* AIM OF THE EXERCISE:
Faithfully return all lines, omitting every embedded picture.

## start

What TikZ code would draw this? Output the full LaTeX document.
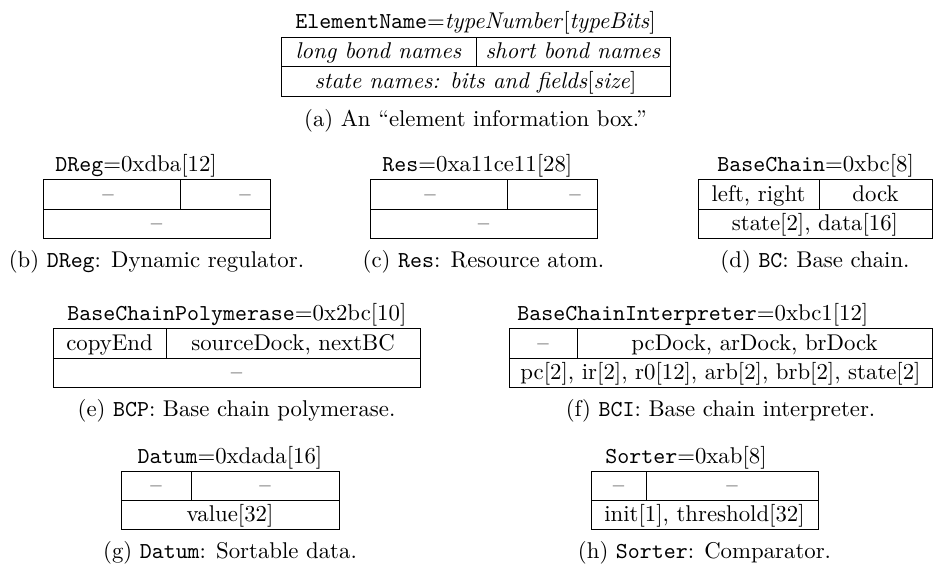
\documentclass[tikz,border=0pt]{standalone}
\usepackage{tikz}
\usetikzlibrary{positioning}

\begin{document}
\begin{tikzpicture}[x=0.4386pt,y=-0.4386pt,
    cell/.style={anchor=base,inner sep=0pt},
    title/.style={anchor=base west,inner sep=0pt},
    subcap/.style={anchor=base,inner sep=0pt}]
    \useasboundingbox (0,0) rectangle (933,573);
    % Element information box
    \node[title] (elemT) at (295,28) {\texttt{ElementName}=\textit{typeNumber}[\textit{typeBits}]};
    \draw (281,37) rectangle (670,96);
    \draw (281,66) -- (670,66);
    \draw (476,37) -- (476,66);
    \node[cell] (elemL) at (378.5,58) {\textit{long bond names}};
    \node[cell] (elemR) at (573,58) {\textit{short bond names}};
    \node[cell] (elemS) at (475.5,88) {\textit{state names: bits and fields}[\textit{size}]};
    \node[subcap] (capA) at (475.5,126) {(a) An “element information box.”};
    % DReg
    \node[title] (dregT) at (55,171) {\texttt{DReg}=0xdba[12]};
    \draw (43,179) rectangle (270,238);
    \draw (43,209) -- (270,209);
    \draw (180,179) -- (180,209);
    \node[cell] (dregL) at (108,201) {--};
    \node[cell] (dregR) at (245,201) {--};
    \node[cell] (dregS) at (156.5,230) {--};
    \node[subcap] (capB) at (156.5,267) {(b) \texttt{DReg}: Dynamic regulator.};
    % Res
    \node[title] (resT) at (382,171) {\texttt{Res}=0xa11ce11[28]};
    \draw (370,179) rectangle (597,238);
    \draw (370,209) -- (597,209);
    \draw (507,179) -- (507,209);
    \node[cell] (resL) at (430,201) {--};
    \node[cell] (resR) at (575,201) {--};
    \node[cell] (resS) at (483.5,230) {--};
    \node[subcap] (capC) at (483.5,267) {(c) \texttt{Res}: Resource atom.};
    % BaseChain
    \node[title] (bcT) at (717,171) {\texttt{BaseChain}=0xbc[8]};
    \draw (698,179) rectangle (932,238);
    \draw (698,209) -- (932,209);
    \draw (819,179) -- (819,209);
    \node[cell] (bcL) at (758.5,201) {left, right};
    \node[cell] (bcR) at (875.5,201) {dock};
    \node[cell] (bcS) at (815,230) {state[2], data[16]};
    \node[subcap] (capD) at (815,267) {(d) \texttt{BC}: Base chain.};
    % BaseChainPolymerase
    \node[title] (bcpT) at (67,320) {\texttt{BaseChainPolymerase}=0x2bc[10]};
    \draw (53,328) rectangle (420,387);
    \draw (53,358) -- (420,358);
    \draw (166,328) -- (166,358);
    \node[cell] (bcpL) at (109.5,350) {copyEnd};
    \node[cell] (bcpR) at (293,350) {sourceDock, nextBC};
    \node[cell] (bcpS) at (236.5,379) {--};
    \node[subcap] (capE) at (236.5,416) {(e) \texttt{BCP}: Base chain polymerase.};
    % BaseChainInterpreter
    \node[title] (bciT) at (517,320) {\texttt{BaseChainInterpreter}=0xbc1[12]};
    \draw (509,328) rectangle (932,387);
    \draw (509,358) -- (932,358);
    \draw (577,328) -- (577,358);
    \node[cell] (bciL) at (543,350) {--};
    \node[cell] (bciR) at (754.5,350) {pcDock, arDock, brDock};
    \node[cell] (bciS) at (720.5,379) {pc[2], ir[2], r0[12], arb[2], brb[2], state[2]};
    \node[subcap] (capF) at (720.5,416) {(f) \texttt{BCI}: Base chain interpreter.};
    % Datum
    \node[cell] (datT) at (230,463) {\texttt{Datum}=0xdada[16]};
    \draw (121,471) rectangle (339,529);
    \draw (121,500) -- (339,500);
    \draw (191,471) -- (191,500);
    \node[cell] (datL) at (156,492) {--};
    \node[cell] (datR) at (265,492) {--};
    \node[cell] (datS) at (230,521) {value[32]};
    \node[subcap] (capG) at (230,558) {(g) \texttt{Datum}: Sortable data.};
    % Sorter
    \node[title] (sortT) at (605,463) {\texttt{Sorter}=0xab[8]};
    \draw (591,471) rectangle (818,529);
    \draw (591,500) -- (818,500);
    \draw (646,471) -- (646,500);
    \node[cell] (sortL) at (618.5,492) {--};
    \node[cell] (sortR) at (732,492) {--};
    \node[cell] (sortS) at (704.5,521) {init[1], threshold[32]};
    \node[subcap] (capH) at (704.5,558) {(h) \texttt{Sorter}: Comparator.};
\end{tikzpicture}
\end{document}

## end

* RESULT:
What TikZ code would draw this? Output the full LaTeX document.
\documentclass[tikz,border=0pt]{standalone}
\usepackage{tikz}
\usetikzlibrary{positioning}

\begin{document}
\begin{tikzpicture}[x=0.4386pt,y=-0.4386pt,
    cell/.style={anchor=base,inner sep=0pt},
    title/.style={anchor=base west,inner sep=0pt},
    subcap/.style={anchor=base,inner sep=0pt}]
    \useasboundingbox (0,0) rectangle (933,573);
    % Element information box
    \node[title] (elemT) at (295,28) {\texttt{ElementName}=\textit{typeNumber}[\textit{typeBits}]};
    \draw (281,37) rectangle (670,96);
    \draw (281,66) -- (670,66);
    \draw (476,37) -- (476,66);
    \node[cell] (elemL) at (378.5,58) {\textit{long bond names}};
    \node[cell] (elemR) at (573,58) {\textit{short bond names}};
    \node[cell] (elemS) at (475.5,88) {\textit{state names: bits and fields}[\textit{size}]};
    \node[subcap] (capA) at (475.5,126) {(a) An “element information box.”};
    % DReg
    \node[title] (dregT) at (55,171) {\texttt{DReg}=0xdba[12]};
    \draw (43,179) rectangle (270,238);
    \draw (43,209) -- (270,209);
    \draw (180,179) -- (180,209);
    \node[cell] (dregL) at (108,201) {--};
    \node[cell] (dregR) at (245,201) {--};
    \node[cell] (dregS) at (156.5,230) {--};
    \node[subcap] (capB) at (156.5,267) {(b) \texttt{DReg}: Dynamic regulator.};
    % Res
    \node[title] (resT) at (382,171) {\texttt{Res}=0xa11ce11[28]};
    \draw (370,179) rectangle (597,238);
    \draw (370,209) -- (597,209);
    \draw (507,179) -- (507,209);
    \node[cell] (resL) at (430,201) {--};
    \node[cell] (resR) at (575,201) {--};
    \node[cell] (resS) at (483.5,230) {--};
    \node[subcap] (capC) at (483.5,267) {(c) \texttt{Res}: Resource atom.};
    % BaseChain
    \node[title] (bcT) at (717,171) {\texttt{BaseChain}=0xbc[8]};
    \draw (698,179) rectangle (932,238);
    \draw (698,209) -- (932,209);
    \draw (819,179) -- (819,209);
    \node[cell] (bcL) at (758.5,201) {left, right};
    \node[cell] (bcR) at (875.5,201) {dock};
    \node[cell] (bcS) at (815,230) {state[2], data[16]};
    \node[subcap] (capD) at (815,267) {(d) \texttt{BC}: Base chain.};
    % BaseChainPolymerase
    \node[title] (bcpT) at (67,320) {\texttt{BaseChainPolymerase}=0x2bc[10]};
    \draw (53,328) rectangle (420,387);
    \draw (53,358) -- (420,358);
    \draw (166,328) -- (166,358);
    \node[cell] (bcpL) at (109.5,350) {copyEnd};
    \node[cell] (bcpR) at (293,350) {sourceDock, nextBC};
    \node[cell] (bcpS) at (236.5,379) {--};
    \node[subcap] (capE) at (236.5,416) {(e) \texttt{BCP}: Base chain polymerase.};
    % BaseChainInterpreter
    \node[title] (bciT) at (517,320) {\texttt{BaseChainInterpreter}=0xbc1[12]};
    \draw (509,328) rectangle (932,387);
    \draw (509,358) -- (932,358);
    \draw (577,328) -- (577,358);
    \node[cell] (bciL) at (543,350) {--};
    \node[cell] (bciR) at (754.5,350) {pcDock, arDock, brDock};
    \node[cell] (bciS) at (720.5,379) {pc[2], ir[2], r0[12], arb[2], brb[2], state[2]};
    \node[subcap] (capF) at (720.5,416) {(f) \texttt{BCI}: Base chain interpreter.};
    % Datum
    \node[cell] (datT) at (230,463) {\texttt{Datum}=0xdada[16]};
    \draw (121,471) rectangle (339,529);
    \draw (121,500) -- (339,500);
    \draw (191,471) -- (191,500);
    \node[cell] (datL) at (156,492) {--};
    \node[cell] (datR) at (265,492) {--};
    \node[cell] (datS) at (230,521) {value[32]};
    \node[subcap] (capG) at (230,558) {(g) \texttt{Datum}: Sortable data.};
    % Sorter
    \node[title] (sortT) at (605,463) {\texttt{Sorter}=0xab[8]};
    \draw (591,471) rectangle (818,529);
    \draw (591,500) -- (818,500);
    \draw (646,471) -- (646,500);
    \node[cell] (sortL) at (618.5,492) {--};
    \node[cell] (sortR) at (732,492) {--};
    \node[cell] (sortS) at (704.5,521) {init[1], threshold[32]};
    \node[subcap] (capH) at (704.5,558) {(h) \texttt{Sorter}: Comparator.};
\end{tikzpicture}
\end{document}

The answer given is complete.